O uso do Cadastro Ambiental Rural (CAR) para legitimar a invasão de terras públicas foi tema de discussão no Senado, na semana passada. Especialistas ouvidos pela Comissão de Meio Ambiente do legislativo federal asseguram que esse tipo de documento tem sido fraudado para destruir florestas, beneficiar grileiros e avançar sobre áreas indígenas.
O CAR é uma das principais medidas do Código Florestal, que completou dez anos neste mês. Criado para regularizar áreas ambientais e combater o desmatamento, o CAR é um registro público obrigatório para todos os imóveis rurais, uma espécie de “raio-x” da propriedade, que agrega informações sobre o perímetro do imóvel, traz dados sobre área de reserva legal e das terras de preservação permanente, além de identificar o proprietário.
O problema, segundo cientistas e ambientalistas ouvidos pelo G1, é que o preenchimento das informações se dá de forma autodeclaratória – ou seja, o proprietário insere os dados no sistema, gerido pelo governo federal – e a checagem dos dados repassados é praticamente nula. Ao longo de dez anos, 6,5 milhões de imóveis rurais foram declarados no CAR. Desse total, pouco mais de 28 mil imóveis foram analisados pelas autoridades, o que representa menos de 0,5% do total.
Com isso, afirmam os ambientalistas, abre-se espaço para que grileiros tomem terras e usem o recibo de inscrição no CAR como uma forma de legitimar a invasão.
Paulo Moutinho, doutor em ecologia e pesquisador do Instituto de Pesquisa Ambiental da Amazônia (Ipam), falou ao Senado que quase 44% dos CAR analisados são acima de 15 módulos fiscais, ou seja, têm 1,5 mil hectares.

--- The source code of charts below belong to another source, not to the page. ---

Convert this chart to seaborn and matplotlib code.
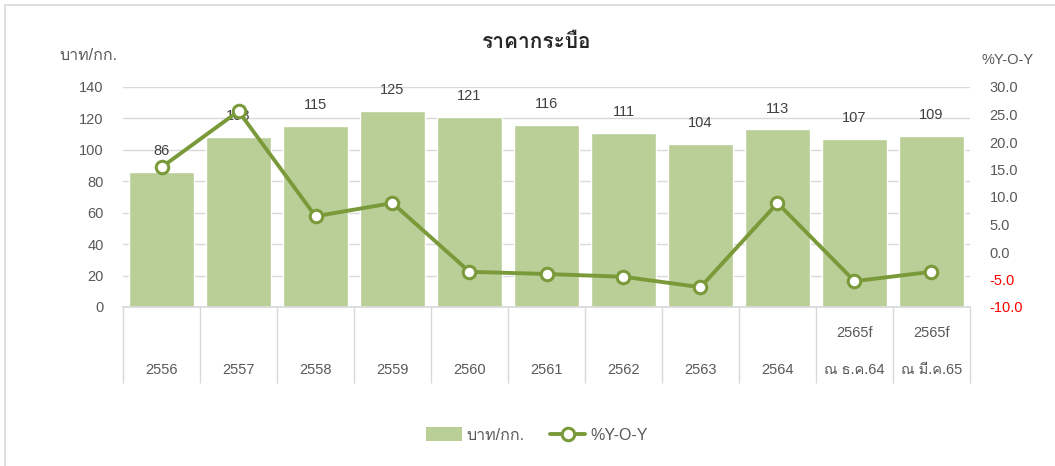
import matplotlib
matplotlib.use("Agg")
import matplotlib.pyplot as plt
from matplotlib import font_manager, ft2font
from matplotlib.patches import Rectangle, Patch
from matplotlib.lines import Line2D
import seaborn as sns
import pandas as pd
import numpy as np

categories = ["2556", "2557", "2558", "2559", "2560", "2561", "2562", "2563", "2564",
              "2565f\nณ ธ.ค.64", "2565f\nณ มี.ค.65"]
price = [86, 108, 115, 125, 121, 116, 111, 104, 113, 107, 109]
yoy = [15.4, 25.6, 6.5, 8.9, -3.6, -4.0, -4.5, -6.4, 8.9, -5.3, -3.6]
left_ticks = [0, 20, 40, 60, 80, 100, 120, 140]
right_ticks = [-10.0, -5.0, 0.0, 5.0, 10.0, 15.0, 20.0, 25.0, 30.0]

# find a font with Thai glyphs
thai_fonts = []
seen = set()
for f in font_manager.fontManager.ttflist:
    if f.name in seen:
        continue
    try:
        cm = ft2font.FT2Font(f.fname).get_charmap()
        if 0x0E1A in cm and 0x0E32 in cm:
            thai_fonts.append(f.name)
            seen.add(f.name)
    except Exception:
        pass

sns.set_theme(style="white")
fams = ["Liberation Sans"] + [n for n in thai_fonts if n != "Liberation Sans"] + ["DejaVu Sans"]
plt.rcParams["font.family"] = fams

bar_color = "#B9CF97"
line_color = "#7A9A3A"
tick_color = "#595959"
grid_color = "#D9D9D9"

fig = plt.figure(figsize=(10.55, 4.66), dpi=100)
ax = fig.add_axes([123/1055, 1-307/466, (970-123)/1055, (307-87)/466])

df = pd.DataFrame({"cat": categories, "price": price, "yoy": yoy})
sns.barplot(data=df, x="cat", y="price", color=bar_color, width=0.84,
            saturation=1, ax=ax, zorder=2)
ax.set_ylim(0, 140)
ax.set_yticks(left_ticks)
ax.set_xlim(-0.5, len(categories) - 0.5)
ax.grid(axis="y", color=grid_color, lw=1, zorder=0)
ax.set_axisbelow(True)
for s in ["top", "left", "right"]:
    ax.spines[s].set_visible(False)
ax.spines["bottom"].set_color(grid_color)
ax.set_xlabel("")
ax.set_ylabel("")

# bar labels
for cont in ax.containers:
    ax.bar_label(cont, labels=[str(v) for v in price], padding=10,
                 fontsize=10.5, color="#404040")

# x tick labels (two-line for forecasts)
xlabels = []
for c in categories:
    parts = c.split("\n")
    if len(parts) == 2:
        xlabels.append(parts[0] + "\n\n" + parts[1])
    else:
        xlabels.append("\n\n" + parts[0])
ax.set_xticks(range(len(categories)))
ax.set_xticklabels(xlabels, fontsize=10.5, color=tick_color, linespacing=1.38)
ax.tick_params(axis="x", which="major", bottom=False, length=0, pad=14)
ax.set_xticks(np.arange(-0.5, len(categories), 1), minor=True)
ax.tick_params(axis="x", which="minor", bottom=True, length=55, color=grid_color, width=1)
ax.tick_params(axis="y", length=0, pad=14, labelsize=10.5, labelcolor=tick_color)

# line on secondary axis
ax2 = ax.twinx()
sns.lineplot(x=np.arange(len(categories)), y=yoy, ax=ax2, color=line_color, lw=2.8,
             marker="o", markersize=9, markerfacecolor="white",
             markeredgecolor=line_color, markeredgewidth=2.2, zorder=5)
ax2.set_ylim(-10, 30)
ax2.set_yticks(right_ticks)
ax2.set_yticklabels([f"{t:.1f}" for t in right_ticks])
ax2.tick_params(axis="y", length=0, pad=14, labelsize=10.5, labelcolor=tick_color)
for lab, t in zip(ax2.get_yticklabels(), right_ticks):
    if t < 0:
        lab.set_color("#FF0000")
for s in ax2.spines.values():
    s.set_visible(False)
ax2.grid(False)
ax2.set_xlim(-0.5, len(categories) - 0.5)

# titles and axis labels
fig.text(537/1055, 1-42/466, "ราคากระบือ", ha="center", va="center",
         fontsize=15, fontweight="bold", color="#262626")
fig.text(88/1055, 1-55/466, "บาท/กก.", ha="center", va="center",
         fontsize=11.5, color=tick_color)
fig.text(1008/1055, 1-60/466, "%Y-O-Y", ha="center", va="center",
         fontsize=10.5, color=tick_color)

# legend
handles = [Patch(facecolor=bar_color, edgecolor="none"),
           Line2D([0], [0], color=line_color, lw=2.8, marker="o", markersize=9,
                  markerfacecolor="white", markeredgecolor=line_color,
                  markeredgewidth=2.2)]
fig.legend(handles, ["บาท/กก.", "%Y-O-Y"], loc="center", ncol=2,
           bbox_to_anchor=(537/1055, 1-435/466), frameon=False, fontsize=11.5,
           labelcolor=tick_color, handlelength=2.2, handleheight=0.9,
           columnspacing=1.6, handletextpad=0.3)

# outer border
fig.patches.append(Rectangle((5/1055, -0.1), 1.2, 1 - 5/466 + 0.1,
                             transform=fig.transFigure, fill=False,
                             edgecolor="#D9D9D9", lw=1.2))

fig.savefig("out.png", dpi=100)
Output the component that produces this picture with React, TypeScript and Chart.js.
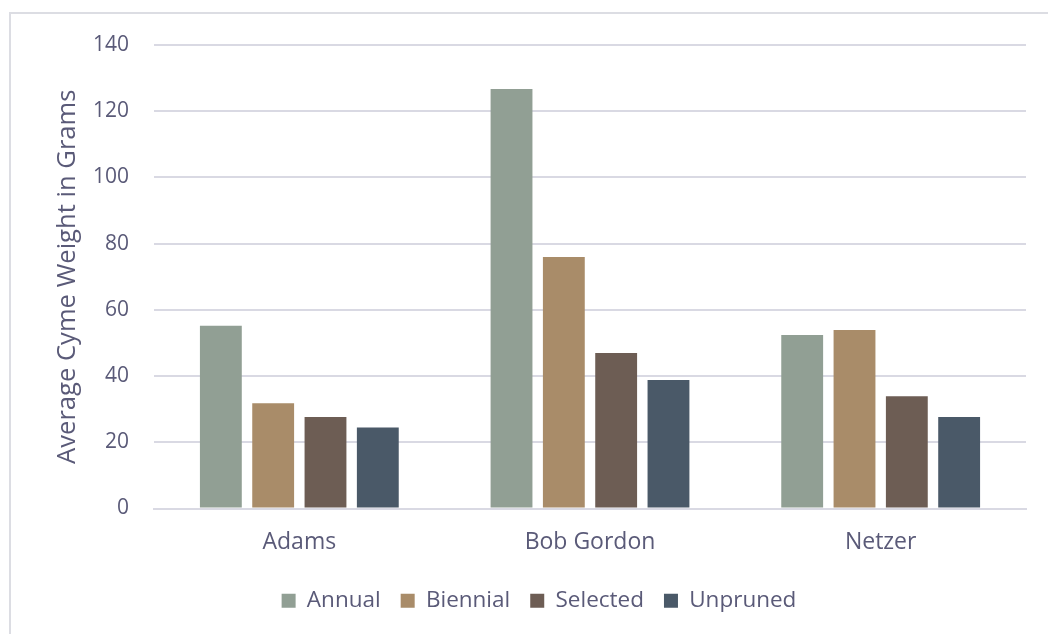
import React, { useEffect, useRef } from "react";
import { Chart, registerables } from "chart.js";

Chart.register(...registerables);

const categories = ["Adams", "Bob Gordon", "Netzer"];
const seriesNames = ["Annual", "Biennial", "Selected", "Unpruned"];
const annual = [55.2, 126.7, 52.4];
const biennial = [31.8, 76.0, 53.9];
const selected = [27.6, 47.0, 33.9];
const unpruned = [24.5, 38.8, 27.6];
const colors = ["#919f94", "#a98c69", "#6d5d54", "#4a5968"];
const yTitle = "Average Cyme Weight in Grams";

const textColor = "#5a5a78";
const font = "'Open Sans', 'Noto Sans', sans-serif";

export default function App() {
  const ref = useRef<HTMLCanvasElement | null>(null);
  useEffect(() => {
    document.body.style.overflow = "hidden";
    const values = [annual, biennial, selected, unpruned];
    const chart = new Chart(ref.current as HTMLCanvasElement, {
      type: "bar",
      data: {
        labels: categories,
        datasets: seriesNames.map((n, i) => ({
          label: n,
          data: values[i],
          backgroundColor: colors[i],
          borderWidth: 0,
          categoryPercentage: 0.72,
          barPercentage: 0.8,
        })),
      },
      options: {
        animation: false,
        responsive: false,
        maintainAspectRatio: false,
        layout: { padding: { left: 41, right: 23, top: 31, bottom: 13 } },
        plugins: {
          tooltip: { enabled: false },
          legend: {
            position: "bottom",
            labels: {
              color: textColor,
              font: { family: font, size: 22.5 },
              boxWidth: 14,
              boxHeight: 14,
              padding: 20,
            },
          },
        },
        scales: {
          x: {
            grid: { display: false },
            border: { color: "#d9d9e3", width: 2 },
            ticks: { color: textColor, font: { family: font, size: 23 }, padding: 12 },
            afterFit: (s: any) => { s.height = 61; },
          },
          y: {
            min: 0,
            max: 140,
            ticks: { stepSize: 20, color: textColor, font: { family: font, size: 21 }, padding: 16 },
            grid: {
              color: "#d9d9e3",
              lineWidth: 2,
              drawTicks: true,
              tickLength: 9,
              tickColor: "rgba(0,0,0,0)",
            },
            border: { display: false },
            title: {
              display: true,
              text: yTitle,
              color: textColor,
              font: { family: font, size: 25.6 },
              padding: { top: 0, bottom: 0 },
            },
            afterFit: (s: any) => { s.width = 102; },
          },
        },
      },
    });
    return () => chart.destroy();
  }, []);
  return (
    <div
      style={{
        position: "absolute",
        left: 9,
        top: 12,
        width: 1040,
        height: 630,
        border: "2px solid #dcdde3",
        background: "#fff",
      }}
    >
      <canvas ref={ref} width={1038} height={621} style={{ display: "block" }} />
    </div>
  );
}
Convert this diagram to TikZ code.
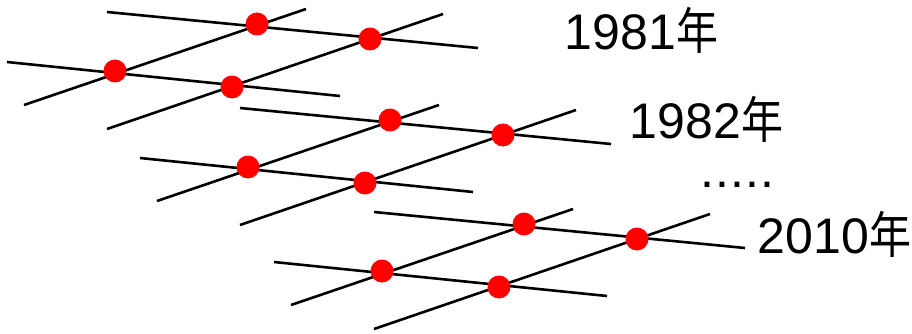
\documentclass[tikz,border=0pt]{standalone}
\usepackage{fontspec}
\setmainfont{Liberation Sans}
\newfontfamily\cjkfont{Noto Sans CJK SC}
\newcommand{\nian}{\hspace{1pt}\scalebox{0.84}[1]{\cjkfont 年}}
\newcommand{\spacedot}{.\hspace{1pt}}
\tikzset{
  gridline/.style={line width=2.6pt, black},
  vertex/.style={circle, fill=red, draw=none, inner sep=0pt, minimum size=23pt},
  yearlabel/.style={anchor=base west, inner sep=0pt, font=\fontsize{50}{60}\selectfont},
}
\begin{document}
\begin{tikzpicture}[x=1pt, y=-1pt]
  \useasboundingbox (0,0) rectangle (912,334);
  % one grid layer per year, each shifted down and to the right
  \foreach \l/\dx/\dy in {1/0/0, 2/133/96, 3/267/200}{
    \begin{scope}[shift={(\dx,\dy)}]
      \coordinate (ha\l) at (107,12);  \coordinate (hb\l) at (478,48);
      \coordinate (hc\l) at (7,62);    \coordinate (hd\l) at (340,96);
      \coordinate (da\l) at (24,105);  \coordinate (db\l) at (306,9);
      \coordinate (dc\l) at (107,129); \coordinate (dd\l) at (443,14);
      \draw[gridline] (ha\l) -- (hb\l);
      \draw[gridline] (hc\l) -- (hd\l);
      \draw[gridline] (da\l) -- (db\l);
      \draw[gridline] (dc\l) -- (dd\l);
      \node[vertex] (p\l a) at (257,24) {};
      \node[vertex] (p\l b) at (370,39) {};
      \node[vertex] (p\l c) at (115,71) {};
      \node[vertex] (p\l d) at (232,87) {};
    \end{scope}
  }
  \node[yearlabel] (y1981) at (564.5,49.5) {1981\nian};
  \node[yearlabel] (y1982) at (629.5,139) {1982\nian};
  \node[yearlabel] (dots)  at (700.5,187) {\spacedot\spacedot\spacedot\spacedot.};
  \node[yearlabel] (y2010) at (757.5,253) {2010\nian};
\end{tikzpicture}
\end{document}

Muitos se declaram pequenos produtores, mas na realidade fraudam a informação. Em vários desses locais a floresta foi retirada.
Pesquisadores ouvidos pelo Senado e pelo site G1 identificaram o aumento do desmatamento em áreas com cadastros irregulares e localizados em florestas públicas não destinadas. Essas são terras do governo federal e dos estados que aguardam uma destinação para a conservação e o uso sustentável dos recursos e que não podem ser utilizadas para outros fins.
Essas florestas – públicas – estão sendo declaradas como propriedade privada no CAR. Já há, de acordo com Paulo Moutinho, mais de 110 mil cadastros feitos sobre essas áreas.
Entre os principais alvos da grilagem estão as áreas indígenas. Atualmente há 297 terras indígenas nas quais uma parte conta com registro no CAR. A quantidade corresponde a 40% de todas as terras indígenas no país. Entre os locais com cadastros rurais ativos (o que não deveria acontecer) estão o Parque Indígena do Xingu e a terra indígena Capoto-Jarina, no Mato Grosso.
Além de Moutinho, participaram da audiência o vice-presidente do Instituto Democracia e Sustentabilidade (IDS), João Paulo Capobianco; a ex-conselheira do Conselho Nacional de Justiça, Maria Tereza Uille Gomes; o perito criminal da Polícia Federal Herbert Dittmar; o coordenador de Repressão a Crimes Ambientais de Patrimônio Cultural da Polícia Federal, Nilson Vieira dos Santos, e a diretora de Regularização Ambiental do Serviço Florestal Brasileiro (SFB), Jaine Davet.
Os senadores prometeram criar um grupo de trabalho para estudar a questão.
Em nota enviada ao G1, o Ministério da Agricultura informou que compete às unidades federativas (estados e Distrito Federal) a análise do Cadastro Ambiental Rural e que cabe ao Serviço Florestal Brasileiro (SFB), como órgão coordenador da política nacionalmente, dar suporte e buscar meios para dar celeridade a este processo.